The bread-and-butter work in my area is corporate marketing projects, and plenty of those involve talking head videos. And plenty of those talking heads wear white shirts. This is what I do about it…
White shirts aren’t as deadly as they used to be. In the old SD and early HD days they were deadly, as the average white shirt came close to clipping just by sitting in the key light. Now it takes a little extra work to make that shirt blow out, but as it’s still the brightest thing in the frame it’s often nice to mute it a bit so the interview subject, the most important thing in the frame, isn’t visually overwhelmed by their own clothing.
The issue is that faces look best when lit by soft light, and interview subjects generally benefit from that soft light source being as close to the edge of frame as possible so that the light wraps around the subject pleasantly and their skin glows with soft specular highlights, but this kind of light source is almost impossible to cut with any precision.
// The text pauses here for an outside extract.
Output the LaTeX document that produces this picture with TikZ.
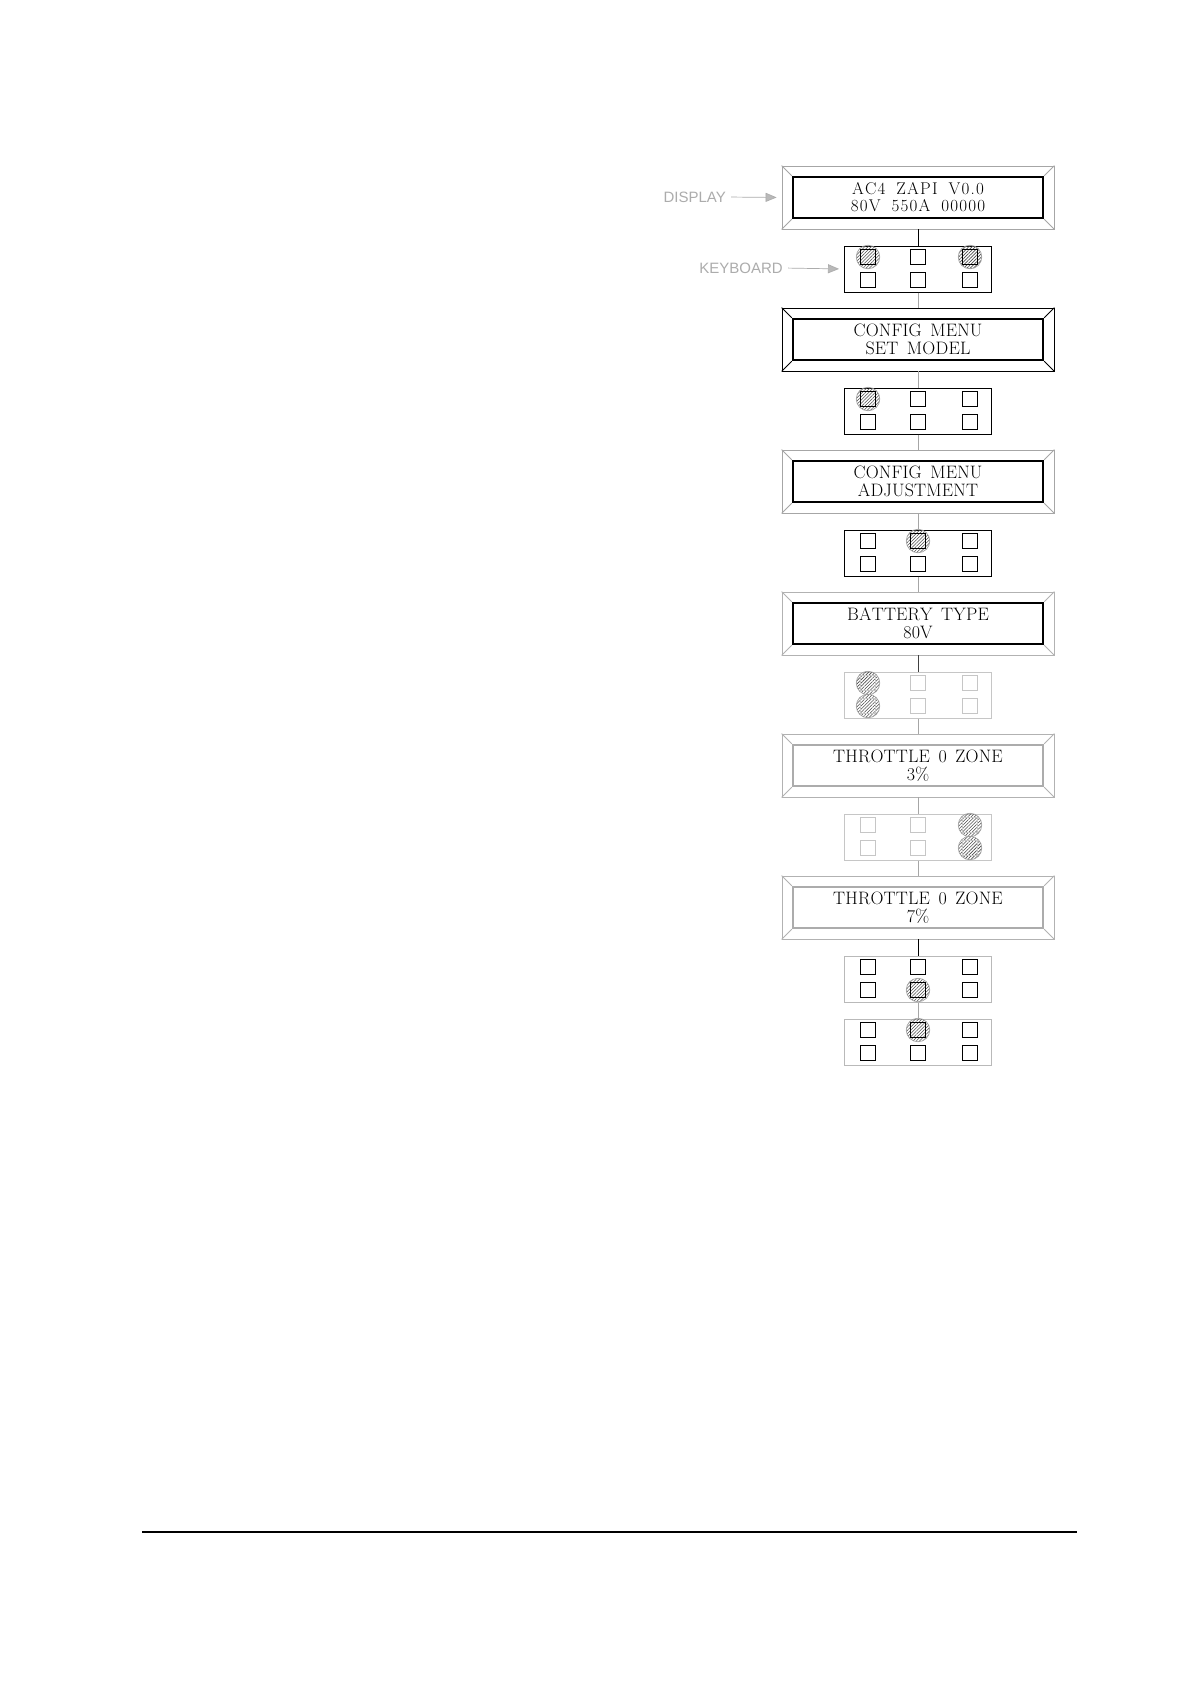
\documentclass[tikz,border=0pt]{standalone}
\usepackage{fontspec}
\newfontfamily\labfont{Liberation Sans}
\usetikzlibrary{arrows.meta,patterns.meta}
\def\trkamt{0pt}
\def\wsp{8pt}
\def\trk#1{\ifx#1\relax\unkern\else\ifx#1|\unkern\hspace{\wsp}\else#1\kern\trkamt\fi\expandafter\trk\fi}
\tikzset{
  dispout/.style={draw=#1, line width=0.8pt, minimum width=272pt, minimum height=63pt, inner sep=0pt},
  dispin/.style={draw=#1, line width=2.4pt, minimum width=250pt, minimum height=41pt, inner sep=0pt, align=center},
  bevel/.style={draw=#1, line width=0.8pt},
  kbd/.style={draw=#1, line width=1pt, minimum width=147pt, minimum height=46pt, inner sep=0pt},
  keysq/.style={draw=#1, line width=1.1pt, minimum size=15pt, inner sep=0pt},
  press/.style={circle, minimum size=23.5pt, inner sep=0pt, draw=gray!75, line width=0.7pt,
    pattern={Lines[angle=45,distance=2.3pt,line width=0.55pt]}, pattern color=gray!60!black},
  link/.style={draw=#1, line width=0.9pt},
  lab/.style={font=\labfont\fontsize{15}{17}\selectfont, text=gray!65, inner sep=0pt, anchor=east},
  labarrow/.style={draw=gray!65, line width=0.7pt, shorten <=5pt, shorten >=5pt,
    -{Triangle[length=11pt,width=9pt,fill=gray!55]}},
  bigtxt/.style={font=\fontsize{18}{18}\selectfont\def\trkamt{0.2pt}\def\wsp{8.5pt}},
  smalltxt/.style={font=\fontsize{17}{17}\selectfont\def\trkamt{1.2pt}\def\wsp{11pt}},
}
\newcommand\mydisp[6]{%
  \node[dispout=#3] (#1) at (918,#2) {};
  \node[dispin=#4, #5] (#1i) at (#1.center) {#6};
  \foreach \dc in {north west,north east,south west,south east}{\draw[bevel=#3] (#1.\dc) -- (#1i.\dc);}
}
\newcommand\mykbd[5]{%
  \node[kbd=#3] (#1) at (918,#2) {};
  \foreach \kc/\dx in {a/-50,b/0,c/52}{\foreach \kr/\dy in {1/-12,2/11}{\coordinate (#1\kc\kr) at ([shift={(\dx,\dy)}]#1.center);}}
  \foreach \pk in {#5}{\node[press] (#1p\pk) at (#1\pk) {};}
  \foreach \kc in {a,b,c}{\foreach \kr in {1,2}{\node[keysq=#4] (#1key\kc\kr) at (#1\kc\kr) {};}}
}
\begin{document}
\begin{tikzpicture}[x=1pt,y=-1pt]
\useasboundingbox[fill=white] (0,0) rectangle (1190,1684);
% displays
\mydisp{d1}{197.5}{gray!70}{black}{smalltxt}{\trk AC4|ZAPI|V0.0\relax\\\trk 80V|550A|00000\relax}
\mydisp{d2}{339.5}{black}{black}{bigtxt}{\trk CONFIG|MENU\relax\\\trk SET|MODEL\relax}
\mydisp{d3}{481.5}{gray!70}{black}{bigtxt}{\trk CONFIG|MENU\relax\\\trk ADJUSTMENT\relax}
\mydisp{d4}{623.5}{gray!60}{black}{bigtxt}{\trk BATTERY|TYPE\relax\\\trk 80V\relax}
\mydisp{d5}{765.5}{gray!60}{gray!65}{bigtxt}{\trk THROTTLE|0|ZONE\relax\\\trk 3\%\relax}
\mydisp{d6}{907.5}{gray!60}{gray!65}{bigtxt}{\trk THROTTLE|0|ZONE\relax\\\trk 7\%\relax}
% keyboards
\mykbd{k1}{269}{black}{black}{a1,c1}
\mykbd{k2}{411}{black}{black}{a1}
\mykbd{k3}{553}{black}{black}{b1}
\mykbd{k4}{695}{gray!45}{gray!45}{a1,a2}
\mykbd{k5}{837}{gray!45}{gray!45}{c1,c2}
\mykbd{k6}{979}{gray!55}{black}{b2}
\mykbd{k7}{1042}{gray!55}{black}{b1}
% connectors
\draw[link=black] (d1.south) -- (k1.north);
\draw[link=gray!70] (k1.south) -- (d2.north);
\draw[link=gray!70] (d2.south) -- (k2.north);
\draw[link=gray!70] (k2.south) -- (d3.north);
\draw[link=gray!70] (d3.south) -- (k3.north);
\draw[link=gray!70] (k3.south) -- (d4.north);
\draw[link=gray!50!black] (d4.south) -- (k4.north);
\draw[link=gray!70] (k4.south) -- (d5.north);
\draw[link=gray!70] (d5.south) -- (k5.north);
\draw[link=gray!70] (k5.south) -- (d6.north);
\draw[link=black] (d6.south) -- (k6.north);
\draw[link=gray!70] (k6.south) -- (k7.north);
% labels
\node[lab] (ld) at (726,197) {DISPLAY};
\node[lab] (lk) at (783,268) {KEYBOARD};
\draw[labarrow] (ld.east) -- (d1.west);
\draw[labarrow] (lk.east) -- (k1.west);
% bottom rule
\coordinate (rl) at (142,1532);
\coordinate (rr) at (1077,1532);
\draw[line width=2.8pt] (rl) -- (rr);
\end{tikzpicture}
\end{document}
On more than one occasion I’ve seen a grip struggle to cut light that’s cast by a 4’x4′ frame of diffusion located 3′ away from the subject, and it almost never works: more often than not they simply take down the light level overall,
I’ve developed a trick, however, that works reasonably well.
This is a rough example of the lighting setup described above. Normally the source might be a little more frontal, but you get the idea. This kind of lighting makes nearly everyone look great.
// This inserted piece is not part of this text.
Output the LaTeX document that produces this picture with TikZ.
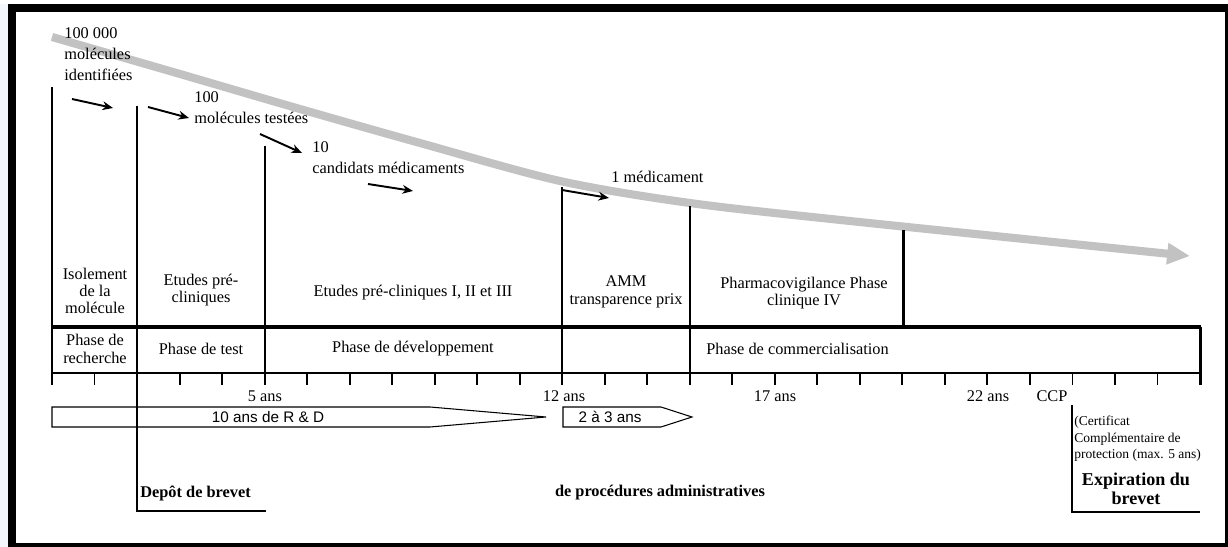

“Let’s flag that shirt,” the gaffer says, and he or the key grip grab a solid and usually do the following:
From the subject’s point of view, they see this:
We haven’t actually cut any light off a portion of the subject, we’ve just made the light source appear smaller and about half as bright. The goal is to leave all the light on the subject’s face but take it, selectively, off the shirt.
We could try to “eggcrate” the light:
From the subject’s perspective, the light source looks like this:
If you were to stick your head next to the subject’s head and slowly move it downward in front of the shirt, you’d see this:
The farther down you go the less you see of the top half of the light source, which reduces exposure on the shirt by about a stop.
This is a trick I use very occasionally for other things, but it’s startling how directional this can make a source. At a distance it doesn’t make a huge difference, but if you’re right next to it you’ll get full exposure if you stand in exactly one spot and lose exposure if you shift only a little bit one way or the other. At close quarters, such as in a situation like this one, the exposure on a person’s face can change noticeably if they simply slouch… even though they’re lit by a huge source only a few feet away!
I needed a better strategy. Eventually I came up with this:
This is deceptively simple. The placement of that bottom flag has to be pretty precise: it should aim along a straight line between the bottom of the light source and the subject’s collar.
Here’s what the subject sees:
If you put your head alongside theirs and move it down in front of their shirt you’ll see:
The farther your head drops the less of the light source you’ll see. This is still semi-directional in that an interview subject who slouches four or five inches will start to put their face into shadow, but the cut isn’t nearly as sharp as the previous method. It still does the job reasonably well, but the transition is softer and more forgiving.
Just be sure to aim the flag edge-on at the point you want the cut to start (usually the subject’s collar).
There’s really no way to take soft light off a white shirt at close range with any precision, but this method introduces a sort of “live grad” effect where exposure drops off by about a stop between the subject’s neck and waist. It’s not a bad way to go.
I joke that I learned to light long ago by being a young second camera assistant who stood everywhere the electricians wanted to put a light. Now I spend a certain amount of my time teaching my crew how to cut things in ways they’d never thought of, simply because they’re used to using flags in a very direct way–put it in front of the light!–while I’m thinking of what happens if I put the flag edge-on to things that I want lit and sideways to things I don’t want lit. But… that’s what DP’s do: we think about light far more than is healthy. It’s part of the job, but also part of who we are.